Information supplied -
>> Start

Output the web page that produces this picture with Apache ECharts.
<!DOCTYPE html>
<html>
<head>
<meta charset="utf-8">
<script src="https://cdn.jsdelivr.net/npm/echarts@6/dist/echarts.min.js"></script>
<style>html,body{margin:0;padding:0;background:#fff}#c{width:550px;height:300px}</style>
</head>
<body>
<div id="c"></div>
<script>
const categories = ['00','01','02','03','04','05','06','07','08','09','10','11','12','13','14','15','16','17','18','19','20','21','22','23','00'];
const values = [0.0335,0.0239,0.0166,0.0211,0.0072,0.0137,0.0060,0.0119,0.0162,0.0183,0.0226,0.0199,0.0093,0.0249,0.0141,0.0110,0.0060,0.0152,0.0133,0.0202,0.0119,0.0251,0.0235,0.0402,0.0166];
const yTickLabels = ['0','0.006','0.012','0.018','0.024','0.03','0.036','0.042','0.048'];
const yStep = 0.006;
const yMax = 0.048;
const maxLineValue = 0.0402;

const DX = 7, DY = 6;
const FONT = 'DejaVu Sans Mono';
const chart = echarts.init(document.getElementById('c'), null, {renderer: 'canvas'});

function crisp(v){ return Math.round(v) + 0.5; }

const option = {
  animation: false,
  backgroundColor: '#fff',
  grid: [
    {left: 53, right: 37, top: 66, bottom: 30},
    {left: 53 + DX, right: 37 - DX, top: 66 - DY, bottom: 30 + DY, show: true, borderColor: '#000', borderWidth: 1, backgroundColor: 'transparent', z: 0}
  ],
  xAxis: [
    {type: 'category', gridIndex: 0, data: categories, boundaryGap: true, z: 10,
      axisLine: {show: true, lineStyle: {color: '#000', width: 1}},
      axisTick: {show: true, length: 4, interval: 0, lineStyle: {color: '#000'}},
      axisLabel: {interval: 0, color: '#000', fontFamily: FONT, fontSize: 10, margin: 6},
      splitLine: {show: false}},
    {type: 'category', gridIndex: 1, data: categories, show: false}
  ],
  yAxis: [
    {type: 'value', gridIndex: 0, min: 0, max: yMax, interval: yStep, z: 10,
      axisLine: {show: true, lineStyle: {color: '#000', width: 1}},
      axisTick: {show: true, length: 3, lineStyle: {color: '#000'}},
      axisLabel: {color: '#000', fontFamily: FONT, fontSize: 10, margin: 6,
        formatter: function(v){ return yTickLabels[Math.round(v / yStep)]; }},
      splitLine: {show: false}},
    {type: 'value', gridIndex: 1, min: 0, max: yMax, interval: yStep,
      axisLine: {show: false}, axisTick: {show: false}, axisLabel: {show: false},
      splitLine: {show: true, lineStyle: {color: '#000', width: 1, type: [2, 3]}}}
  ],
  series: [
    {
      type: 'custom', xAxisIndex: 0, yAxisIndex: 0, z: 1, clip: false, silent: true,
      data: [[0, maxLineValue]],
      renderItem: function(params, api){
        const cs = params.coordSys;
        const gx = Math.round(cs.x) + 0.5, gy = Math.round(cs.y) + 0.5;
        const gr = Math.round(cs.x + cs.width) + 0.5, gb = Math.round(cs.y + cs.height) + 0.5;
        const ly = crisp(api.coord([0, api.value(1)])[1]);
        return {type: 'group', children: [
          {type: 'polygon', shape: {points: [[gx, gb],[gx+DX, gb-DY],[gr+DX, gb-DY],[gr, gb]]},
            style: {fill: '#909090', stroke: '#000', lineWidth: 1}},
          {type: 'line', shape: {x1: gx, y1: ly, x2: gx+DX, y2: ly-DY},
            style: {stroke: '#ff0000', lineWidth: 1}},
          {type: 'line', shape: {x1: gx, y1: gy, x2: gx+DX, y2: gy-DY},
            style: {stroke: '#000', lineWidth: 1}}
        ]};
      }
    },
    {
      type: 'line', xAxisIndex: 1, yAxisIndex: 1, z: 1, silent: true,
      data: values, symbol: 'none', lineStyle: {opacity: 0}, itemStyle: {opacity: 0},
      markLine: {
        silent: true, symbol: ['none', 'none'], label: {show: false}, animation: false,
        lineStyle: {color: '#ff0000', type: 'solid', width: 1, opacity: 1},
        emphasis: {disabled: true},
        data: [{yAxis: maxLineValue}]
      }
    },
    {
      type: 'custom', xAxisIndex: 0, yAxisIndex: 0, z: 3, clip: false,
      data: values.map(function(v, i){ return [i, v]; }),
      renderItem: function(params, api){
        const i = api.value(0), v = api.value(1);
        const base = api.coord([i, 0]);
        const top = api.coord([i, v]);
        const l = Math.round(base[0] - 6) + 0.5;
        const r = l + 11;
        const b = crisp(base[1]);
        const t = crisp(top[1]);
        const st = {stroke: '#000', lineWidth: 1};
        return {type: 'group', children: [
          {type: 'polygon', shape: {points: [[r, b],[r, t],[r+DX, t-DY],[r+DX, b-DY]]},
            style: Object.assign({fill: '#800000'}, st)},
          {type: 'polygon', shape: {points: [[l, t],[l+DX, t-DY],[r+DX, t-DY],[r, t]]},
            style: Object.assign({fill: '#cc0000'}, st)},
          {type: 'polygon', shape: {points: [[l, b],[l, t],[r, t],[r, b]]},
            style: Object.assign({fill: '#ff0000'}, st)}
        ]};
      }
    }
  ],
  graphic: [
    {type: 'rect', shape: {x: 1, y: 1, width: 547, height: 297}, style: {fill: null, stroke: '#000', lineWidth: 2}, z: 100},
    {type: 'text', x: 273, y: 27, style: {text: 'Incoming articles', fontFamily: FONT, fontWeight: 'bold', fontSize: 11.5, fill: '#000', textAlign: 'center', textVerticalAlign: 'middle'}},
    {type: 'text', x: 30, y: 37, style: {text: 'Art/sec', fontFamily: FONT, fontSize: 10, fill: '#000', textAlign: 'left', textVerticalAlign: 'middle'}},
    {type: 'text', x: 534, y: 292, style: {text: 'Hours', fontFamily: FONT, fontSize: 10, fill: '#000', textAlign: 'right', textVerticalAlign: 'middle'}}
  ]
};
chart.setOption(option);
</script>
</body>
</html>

>> End

Problem to solve -
Only the lines from the start of the data to the line holding "const maxLineValue = 0.0402;" are wanted; return them exactly, both ends included.

The output -
Output the web page that produces this picture with Apache ECharts.
<!DOCTYPE html>
<html>
<head>
<meta charset="utf-8">
<script src="https://cdn.jsdelivr.net/npm/echarts@6/dist/echarts.min.js"></script>
<style>html,body{margin:0;padding:0;background:#fff}#c{width:550px;height:300px}</style>
</head>
<body>
<div id="c"></div>
<script>
const categories = ['00','01','02','03','04','05','06','07','08','09','10','11','12','13','14','15','16','17','18','19','20','21','22','23','00'];
const values = [0.0335,0.0239,0.0166,0.0211,0.0072,0.0137,0.0060,0.0119,0.0162,0.0183,0.0226,0.0199,0.0093,0.0249,0.0141,0.0110,0.0060,0.0152,0.0133,0.0202,0.0119,0.0251,0.0235,0.0402,0.0166];
const yTickLabels = ['0','0.006','0.012','0.018','0.024','0.03','0.036','0.042','0.048'];
const yStep = 0.006;
const yMax = 0.048;
const maxLineValue = 0.0402;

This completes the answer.